Well it’s hard to believe it, but the little man ain’t so little any longer–he turned one on the 25th. The year has certainly been an adventure/experiment in sleep deprivation. I’ve also been smacked with a few other revelations along the way. For full impact, I suggest reading this list while listening to Barbara Striesand’s “The Way We Were.”

1) Even if you’ve managed to lose all the baby weight, it’s likely because any muscle tone you had before birth has been replaced by fat, which is lighter.

2) 90 % of the stress and anxiety caused by baby woes is likely to be unloaded onto your unsuspecting mate when he forgets to take out the trash, sleeps through the baby’s teething screams or butters the toast in that really f*$#ing annoying way!

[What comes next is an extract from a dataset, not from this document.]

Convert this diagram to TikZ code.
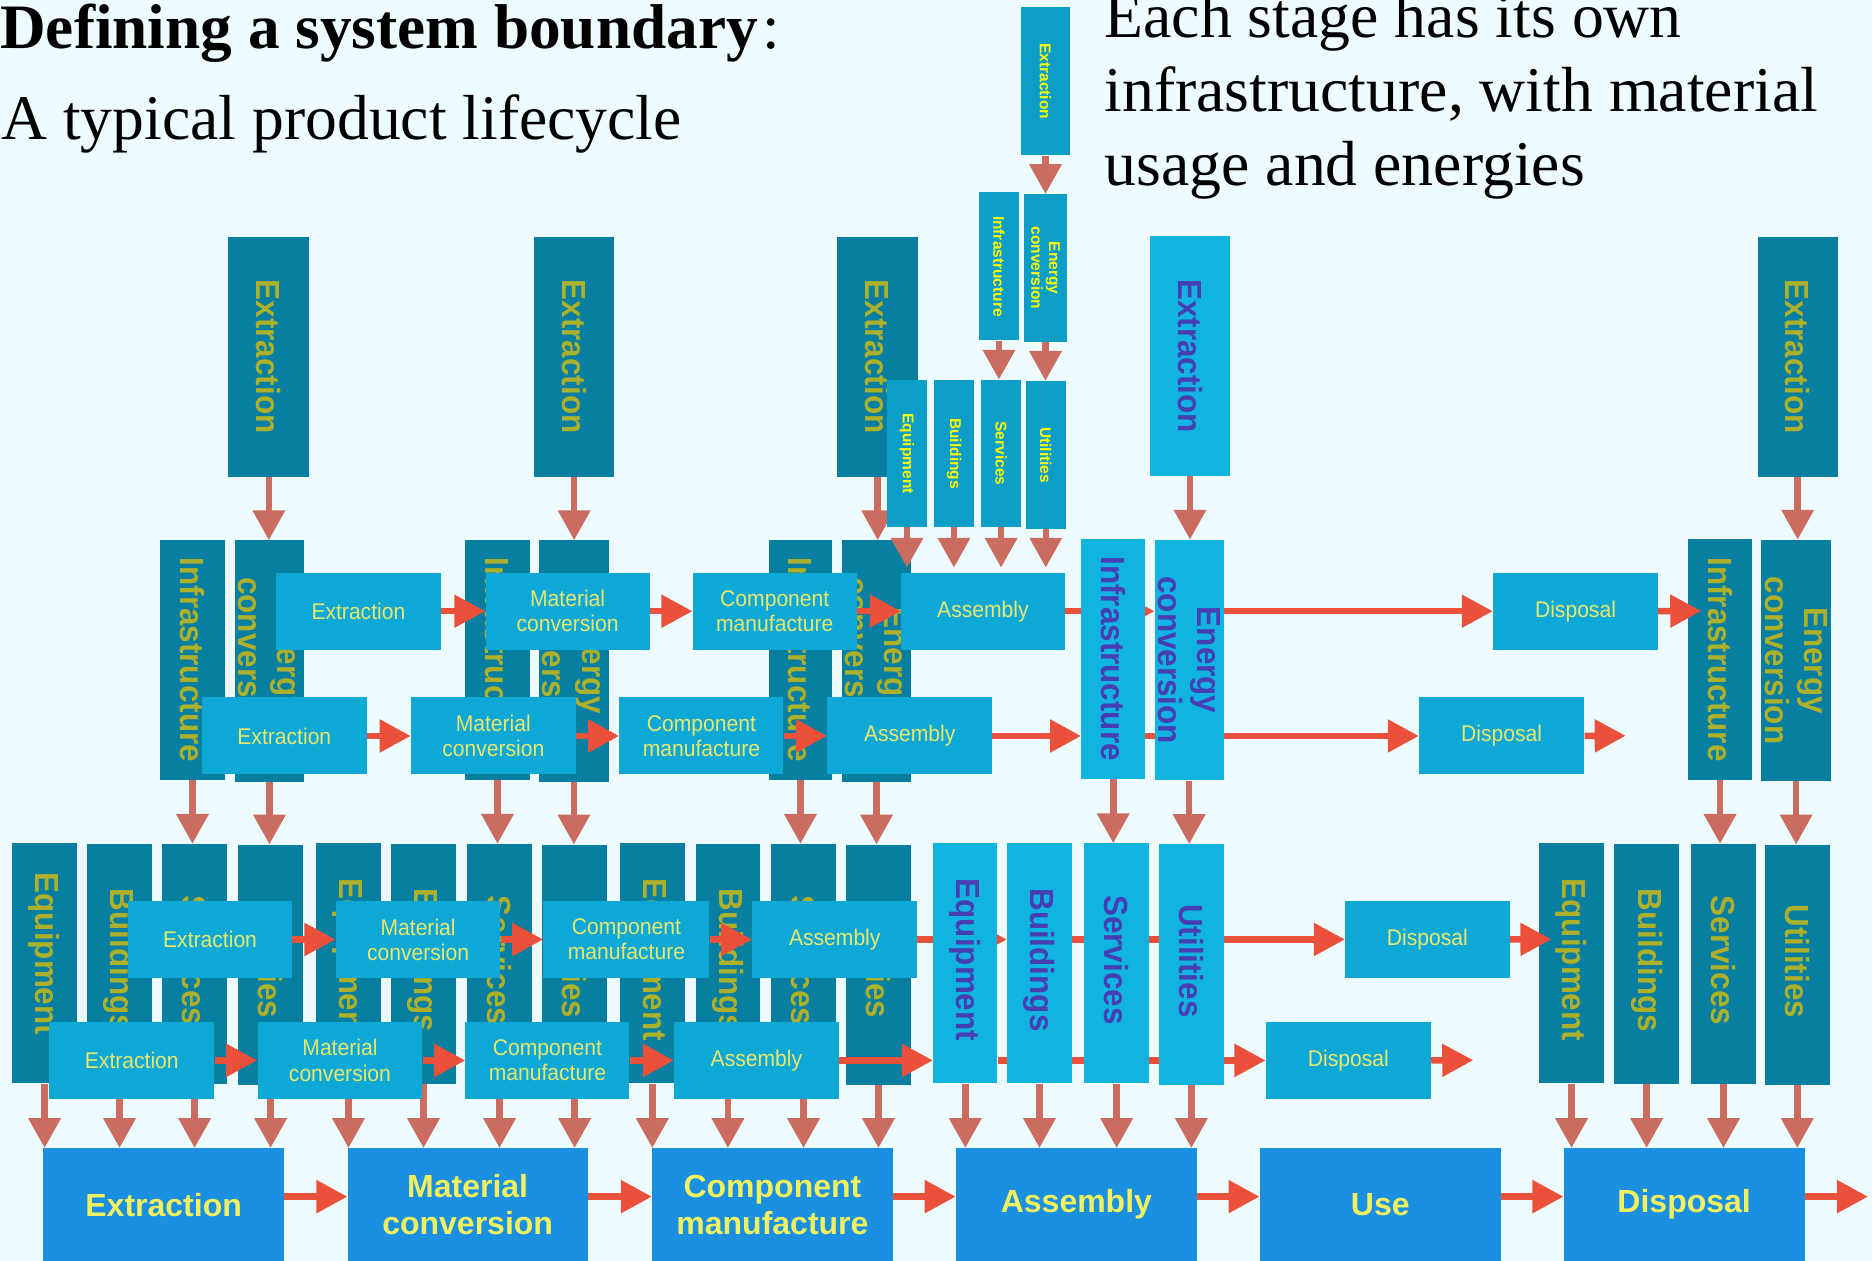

3) You realize that your hair is getting used to being washed every five days.

4) You’ll sing ridiculous songs a thousand times in a row just to keep the kid happy so you can get dinner made, the diaper changed, or those emails sent.

5) “The girls” will never be the same…

6) In the good times, you think about having another baby, then realize you’d have to have sex.

7) After a couple of drinks you think about partying all night like in “the good old days,” until you envision yakking your guts out with a whiny baby next to you at 5am.

8) Absolutely everyone is a parenting expert.

9) A little pee here and there never killed anyone.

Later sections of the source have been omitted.